WHAT YOU ARE ASKED TO DO -> Leaving out every picture, quote the data below exactly as it appears.

DATA SEGMENT ->
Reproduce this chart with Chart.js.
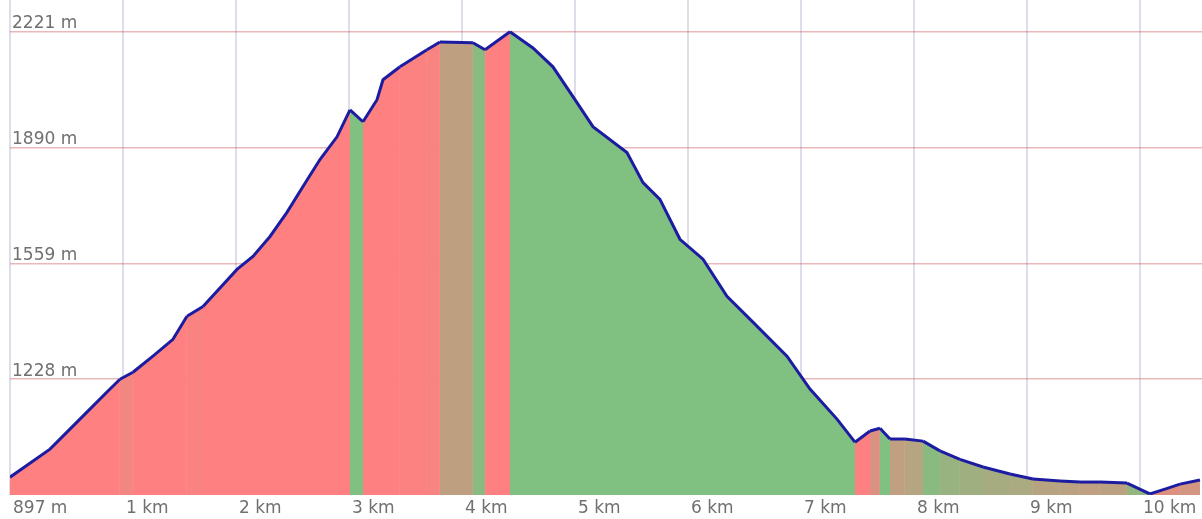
<!DOCTYPE html>
<html>
<head>
<meta charset="utf-8">
<script src="https://cdn.jsdelivr.net/npm/chart.js@4/dist/chart.umd.min.js"></script>
<style>
  html, body { margin: 0; padding: 0; background: #ffffff; }
  #wrap { width: 1202px; height: 519px; }
</style>
</head>
<body>
<div id="wrap"><canvas id="c" width="1202" height="519"></canvas></div>
<script>
// Distance along the route (km)
const distKm = [0.000, 0.354, 0.619, 0.885, 0.973, 1.088, 1.265, 1.442, 1.566, 1.708,
  2.009, 2.150, 2.301, 2.451, 2.593, 2.743, 2.894, 3.009, 3.124, 3.248,
  3.301, 3.451, 3.690, 3.805, 4.097, 4.204, 4.425, 4.628, 4.805, 5.000,
  5.159, 5.460, 5.602, 5.752, 5.929, 6.133, 6.345, 6.575, 6.876, 7.080,
  7.319, 7.478, 7.611, 7.699, 7.788, 7.920, 8.080, 8.230, 8.407, 8.611,
  8.850, 9.053, 9.292, 9.469, 9.646, 9.885, 10.088, 10.221, 10.354, 10.531];
// Elevation (m)
const elevM = [948, 1028, 1114, 1200, 1228, 1248, 1294, 1342, 1408, 1436,
  1542, 1579, 1636, 1705, 1779, 1856, 1921, 1998, 1964, 2027,
  2084, 2121, 2170, 2192, 2190, 2170, 2221, 2175, 2121, 2027,
  1950, 1876, 1790, 1742, 1628, 1571, 1465, 1391, 1294, 1200,
  1114, 1048, 1080, 1088, 1057, 1057, 1051, 1023, 999, 977,
  957, 943, 937, 934, 934, 931, 900, 914, 928, 940];
// Axis ticks
const xTickValues = [0, 1, 2, 3, 4, 5, 6, 7, 8, 9, 10];
const xTickLabels = ['897 m', '1 km', '2 km', '3 km', '4 km', '5 km', '6 km', '7 km', '8 km', '9 km', '10 km'];
const yTickValues = [1228, 1559, 1890, 2221];

const points = distKm.map((d, i) => ({ x: d, y: elevM[i] }));

// uphill -> red, flat -> tan, downhill -> green (opaque, as seen on white)
function slopeColor(p0, p1) {
  const grade = (p1.y - p0.y) / ((p1.x - p0.x) * 1000);
  const t = Math.max(-1, Math.min(1, grade / 0.22));
  let r, g;
  if (t >= 0) { r = 128 + 127 * t; g = 64 - 64 * t; }
  else { r = 128 + 128 * t; g = 64 - 64 * t; }
  r = 127.5 + r / 2; g = 127.5 + g / 2;
  return 'rgb(' + Math.round(r) + ',' + Math.round(g) + ',128)';
}

const tickFont = { family: 'DejaVu Sans', size: 17 };

new Chart(document.getElementById('c'), {
  type: 'line',
  data: {
    datasets: [{
      data: points,
      borderColor: '#1c1ca2',
      borderWidth: 3,
      pointRadius: 0,
      tension: 0,
      fill: 'start',
      backgroundColor: 'rgb(255,128,128)',
      segment: {
        backgroundColor: ctx => slopeColor(ctx.p0.parsed, ctx.p1.parsed)
      }
    }]
  },
  options: {
    responsive: false,
    animation: false,
    events: [],
    layout: { padding: { left: 10, right: 0, top: 0, bottom: 0 } },
    plugins: { legend: { display: false }, tooltip: { enabled: false } },
    scales: {
      x: {
        type: 'linear',
        min: 0,
        max: 10.549,
        afterBuildTicks: s => { s.ticks = xTickValues.map(v => ({ value: v })); },
        afterFit: s => { s.paddingLeft = 0; s.paddingRight = 0; s.height = 24; },
        border: { display: false },
        grid: { color: 'rgba(200,200,222,0.6)', lineWidth: 2, drawTicks: false },
        ticks: {
          align: 'start',
          labelOffset: 3,
          padding: 3,
          autoSkip: false,
          maxRotation: 0,
          color: '#707070',
          font: tickFont,
          callback: (v, i) => xTickLabels[i]
        }
      },
      y: {
        z: 1,
        min: 897,
        max: 2312,
        afterBuildTicks: s => { s.ticks = yTickValues.map(v => ({ value: v })); },
        afterFit: s => { s.paddingTop = 0; s.paddingBottom = 0; s.width = 0; },
        border: { display: false },
        grid: { color: 'rgba(200,80,80,0.4)', lineWidth: 1.5, drawTicks: false },
        ticks: {
          mirror: true,
          padding: 2,
          labelOffset: -8,
          color: '#707070',
          font: tickFont,
          callback: v => v + ' m'
        }
      }
    }
  }
});
</script>
</body>
</html>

FULL OUTPUT ->
Reproduce this chart with Chart.js.
<!DOCTYPE html>
<html>
<head>
<meta charset="utf-8">
<script src="https://cdn.jsdelivr.net/npm/chart.js@4/dist/chart.umd.min.js"></script>
<style>
  html, body { margin: 0; padding: 0; background: #ffffff; }
  #wrap { width: 1202px; height: 519px; }
</style>
</head>
<body>
<div id="wrap"><canvas id="c" width="1202" height="519"></canvas></div>
<script>
// Distance along the route (km)
const distKm = [0.000, 0.354, 0.619, 0.885, 0.973, 1.088, 1.265, 1.442, 1.566, 1.708,
  2.009, 2.150, 2.301, 2.451, 2.593, 2.743, 2.894, 3.009, 3.124, 3.248,
  3.301, 3.451, 3.690, 3.805, 4.097, 4.204, 4.425, 4.628, 4.805, 5.000,
  5.159, 5.460, 5.602, 5.752, 5.929, 6.133, 6.345, 6.575, 6.876, 7.080,
  7.319, 7.478, 7.611, 7.699, 7.788, 7.920, 8.080, 8.230, 8.407, 8.611,
  8.850, 9.053, 9.292, 9.469, 9.646, 9.885, 10.088, 10.221, 10.354, 10.531];
// Elevation (m)
const elevM = [948, 1028, 1114, 1200, 1228, 1248, 1294, 1342, 1408, 1436,
  1542, 1579, 1636, 1705, 1779, 1856, 1921, 1998, 1964, 2027,
  2084, 2121, 2170, 2192, 2190, 2170, 2221, 2175, 2121, 2027,
  1950, 1876, 1790, 1742, 1628, 1571, 1465, 1391, 1294, 1200,
  1114, 1048, 1080, 1088, 1057, 1057, 1051, 1023, 999, 977,
  957, 943, 937, 934, 934, 931, 900, 914, 928, 940];
// Axis ticks
const xTickValues = [0, 1, 2, 3, 4, 5, 6, 7, 8, 9, 10];
const xTickLabels = ['897 m', '1 km', '2 km', '3 km', '4 km', '5 km', '6 km', '7 km', '8 km', '9 km', '10 km'];
const yTickValues = [1228, 1559, 1890, 2221];

const points = distKm.map((d, i) => ({ x: d, y: elevM[i] }));

// uphill -> red, flat -> tan, downhill -> green (opaque, as seen on white)
function slopeColor(p0, p1) {
  const grade = (p1.y - p0.y) / ((p1.x - p0.x) * 1000);
  const t = Math.max(-1, Math.min(1, grade / 0.22));
  let r, g;
  if (t >= 0) { r = 128 + 127 * t; g = 64 - 64 * t; }
  else { r = 128 + 128 * t; g = 64 - 64 * t; }
  r = 127.5 + r / 2; g = 127.5 + g / 2;
  return 'rgb(' + Math.round(r) + ',' + Math.round(g) + ',128)';
}

const tickFont = { family: 'DejaVu Sans', size: 17 };

new Chart(document.getElementById('c'), {
  type: 'line',
  data: {
    datasets: [{
      data: points,
      borderColor: '#1c1ca2',
      borderWidth: 3,
      pointRadius: 0,
      tension: 0,
      fill: 'start',
      backgroundColor: 'rgb(255,128,128)',
      segment: {
        backgroundColor: ctx => slopeColor(ctx.p0.parsed, ctx.p1.parsed)
      }
    }]
  },
  options: {
    responsive: false,
    animation: false,
    events: [],
    layout: { padding: { left: 10, right: 0, top: 0, bottom: 0 } },
    plugins: { legend: { display: false }, tooltip: { enabled: false } },
    scales: {
      x: {
        type: 'linear',
        min: 0,
        max: 10.549,
        afterBuildTicks: s => { s.ticks = xTickValues.map(v => ({ value: v })); },
        afterFit: s => { s.paddingLeft = 0; s.paddingRight = 0; s.height = 24; },
        border: { display: false },
        grid: { color: 'rgba(200,200,222,0.6)', lineWidth: 2, drawTicks: false },
        ticks: {
          align: 'start',
          labelOffset: 3,
          padding: 3,
          autoSkip: false,
          maxRotation: 0,
          color: '#707070',
          font: tickFont,
          callback: (v, i) => xTickLabels[i]
        }
      },
      y: {
        z: 1,
        min: 897,
        max: 2312,
        afterBuildTicks: s => { s.ticks = yTickValues.map(v => ({ value: v })); },
        afterFit: s => { s.paddingTop = 0; s.paddingBottom = 0; s.width = 0; },
        border: { display: false },
        grid: { color: 'rgba(200,80,80,0.4)', lineWidth: 1.5, drawTicks: false },
        ticks: {
          mirror: true,
          padding: 2,
          labelOffset: -8,
          color: '#707070',
          font: tickFont,
          callback: v => v + ' m'
        }
      }
    }
  }
});
</script>
</body>
</html>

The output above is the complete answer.